A year later

On November 8, it will have been a full year since the presidential election results. A full year since our country was divided into red and blue states and Nasty Women vs. “Make America Great Again.” This election divided and created tension between friends, family, colleagues, and neighbors. Everyone knows someone who voted for “the other” candidate, whoever that may be. Sometimes that might have changed people’s perspectives of who they thought that person was. Whether your vote was for the candidate that condemned “sexual harassment and racism,” or if it was for the candidate that was “hard to trust, and lacked character,” we became divided.

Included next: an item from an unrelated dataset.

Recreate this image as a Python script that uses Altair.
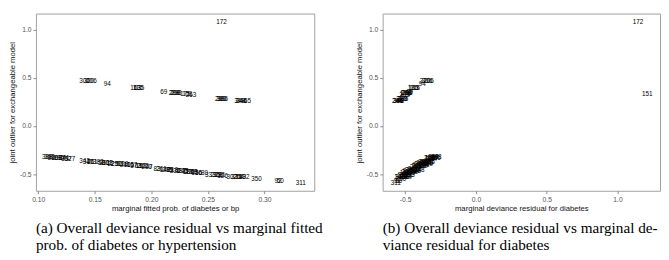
import altair as alt
import pandas as pd

# observation ids (text labels)
ids = [172, 151,
       306, 320, 206, 94, 163, 135, 116, 69, 288, 208, 298, 175, 263, 289, 380, 386, 348, 346, 65, 244,
       388, 383, 396, 199, 190, 87, 341, 357, 327,
       342, 347, 36, 211, 382, 58, 391, 301, 13, 229, 250, 53, 128, 241, 105, 167, 372, 19, 162, 322, 200, 47,
       83, 261, 148, 275, 99, 218, 336, 7, 187, 245, 29, 113, 270, 309, 63, 156, 56, 80,
       333, 233, 358, 281, 126, 302, 375, 264, 143, 192, 350, 92, 50, 311]
# joint outlier for exchangeable model (y, both panels)
joint = [1.077, 0.330,
         0.468, 0.466, 0.470, 0.437, 0.392, 0.390, 0.393, 0.355, 0.337, 0.336, 0.338, 0.327, 0.325, 0.280, 0.279, 0.281, 0.257, 0.256, 0.255, 0.258,
         -0.325, -0.327, -0.330, -0.332, -0.334, -0.336, -0.338, -0.340, -0.343,
         -0.368, -0.370, -0.372, -0.374, -0.378, -0.381, -0.383, -0.385, -0.388, -0.392, -0.395, -0.397, -0.400, -0.402, -0.405, -0.408, -0.411, -0.414, -0.417, -0.420, -0.423, -0.426,
         -0.448, -0.452, -0.455, -0.457, -0.459, -0.461, -0.463, -0.466, -0.468, -0.470, -0.472, -0.475, -0.477, -0.480, -0.483, -0.486, -0.487, -0.489,
         -0.505, -0.508, -0.511, -0.513, -0.515, -0.525, -0.527, -0.529, -0.531, -0.533, -0.548, -0.573, -0.575, -0.595]
# marginal fitted prob. of diabetes or bp (x, panel a)
fitted = [0.262, 0.232,
          0.141, 0.145, 0.147, 0.161, 0.186, 0.189, 0.188, 0.211, 0.220, 0.221, 0.222, 0.230, 0.235, 0.261, 0.262, 0.263, 0.278, 0.280, 0.285, 0.279,
          0.108, 0.110, 0.113, 0.116, 0.118, 0.121, 0.123, 0.125, 0.128,
          0.141, 0.144, 0.146, 0.148, 0.153, 0.156, 0.159, 0.161, 0.163, 0.166, 0.169, 0.172, 0.175, 0.177, 0.180, 0.183, 0.186, 0.189, 0.191, 0.193, 0.196, 0.198,
          0.205, 0.209, 0.212, 0.214, 0.216, 0.219, 0.221, 0.224, 0.226, 0.228, 0.230, 0.232, 0.234, 0.236, 0.238, 0.240, 0.242, 0.247,
          0.252, 0.257, 0.259, 0.261, 0.263, 0.271, 0.275, 0.277, 0.279, 0.282, 0.293, 0.312, 0.314, 0.332]
# marginal deviance residual for diabetes (x, panel b)
devres = [1.145, 1.210,
          -0.345, -0.360, -0.335, -0.380, -0.440, -0.445, -0.430, -0.470, -0.490, -0.485, -0.495, -0.500, -0.505, -0.520, -0.525, -0.515, -0.545, -0.550, -0.540, -0.555,
          -0.280, -0.300, -0.285, -0.310, -0.325, -0.290, -0.330, -0.305, -0.320,
          -0.330, -0.360, -0.315, -0.350, -0.370, -0.330, -0.385, -0.350, -0.375, -0.340, -0.395, -0.355, -0.400, -0.365, -0.410, -0.370, -0.415, -0.375, -0.420, -0.380, -0.430, -0.385,
          -0.410, -0.445, -0.400, -0.455, -0.420, -0.465, -0.425, -0.470, -0.430, -0.480, -0.440, -0.485, -0.445, -0.490, -0.450, -0.500, -0.455, -0.475,
          -0.470, -0.500, -0.515, -0.480, -0.520, -0.500, -0.535, -0.490, -0.540, -0.510, -0.530, -0.555, -0.545, -0.566]

caption_a = ["(a) Overall deviance residual vs marginal fitted", "prob. of diabetes or hypertension"]
caption_b = ["(b) Overall deviance residual vs marginal de-", "viance residual for diabetes"]

df = pd.DataFrame({"id": [str(i) for i in ids], "joint": joint, "fitted": fitted, "devres": devres})

minus_fix = "replace(datum.label, '\u2212', '-')"

yenc = alt.Y("joint:Q", scale=alt.Scale(domain=[-0.672, 1.165], nice=False, zero=False),
             axis=alt.Axis(values=[-0.5, 0.0, 0.5, 1.0], format=".1f", labelExpr=minus_fix,
                           title="joint outlier for exchangeable model"))

def cap(lines):
    return alt.TitleParams(text=lines, orient="bottom", anchor="start", frame="group",
                           font="Liberation Serif", fontSize=15.8, fontWeight="normal",
                           color="black", offset=9, lineHeight=17)

txt = dict(font="Liberation Sans", fontSize=6.6, color="#000000")

left = alt.Chart(df).mark_text(**txt).encode(
    x=alt.X("fitted:Q", scale=alt.Scale(domain=[0.098, 0.344], nice=False, zero=False),
            axis=alt.Axis(values=[0.10, 0.15, 0.20, 0.25, 0.30], format=".2f",
                          title="marginal fitted prob. of diabetes or bp")),
    y=yenc,
    text="id:N",
).properties(width=289, height=184, title=cap(caption_a))

right = alt.Chart(df).mark_text(**txt).encode(
    x=alt.X("devres:Q", scale=alt.Scale(domain=[-0.659, 1.30], nice=False, zero=False),
            axis=alt.Axis(values=[-0.5, 0.0, 0.5, 1.0], format=".1f", labelExpr=minus_fix,
                          title="marginal deviance residual for diabetes")),
    y=yenc,
    text="id:N",
).properties(width=288, height=184, title=cap(caption_b))

chart = alt.hconcat(left, right, spacing=32).configure_view(
    stroke="#9e9e9e", strokeWidth=1
).configure_axis(
    domain=False, grid=False, ticks=True, tickSize=3, tickColor="#8a8a8a",
    labelFont="Liberation Sans", labelFontSize=7, labelColor="#555555", labelPadding=2,
    titleFont="Liberation Sans", titleFontSize=8, titleFontWeight="normal", titleColor="#111111",
    titlePadding=3,
).properties(padding={"left": 0, "top": 0, "right": 0, "bottom": 0})

chart.save("out.html", embed_options={"renderer": "svg", "actions": False})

Forty percent of Americans have experienced tension with family or friends over the 2016 presidential election according to a survey conducted by ABC News. And a full year later, tensions are still high. With the holiday season coming up, all I can think about is what will my family even talk about at Thanksgiving dinner this year?

Last year on Thanksgiving, I found out the majority of my extended family voted for Trump in the election, and supported a lot of the things he campaigned with. At the end of the conversation, I found myself walking away angry, confused and upset, as I began texting my mom about the conversation that was had about Trump’s sexual assault allegations, and racism in America. Tears swelled in my eyes. I never thought the people that I have known for my entire life saw social issues that I thought were so important so incredibly differently. We became divided.

With Thanksgiving right around the corner, my thoughts and feelings about the election have become a little less raw since last year. I am hoping to have educational and intellectual conversation with my family members about school, my post grad plans, how good the turkey is, and of course, Trump’s presidency in the last 365 days. Some things for myself and others to keep in mind while having these conversations is to listen, let your objector finish speaking before you jump in with your point of view, and you can only hope they will respectfully do the same. And remember, the person you are talking to is someone you love and care about.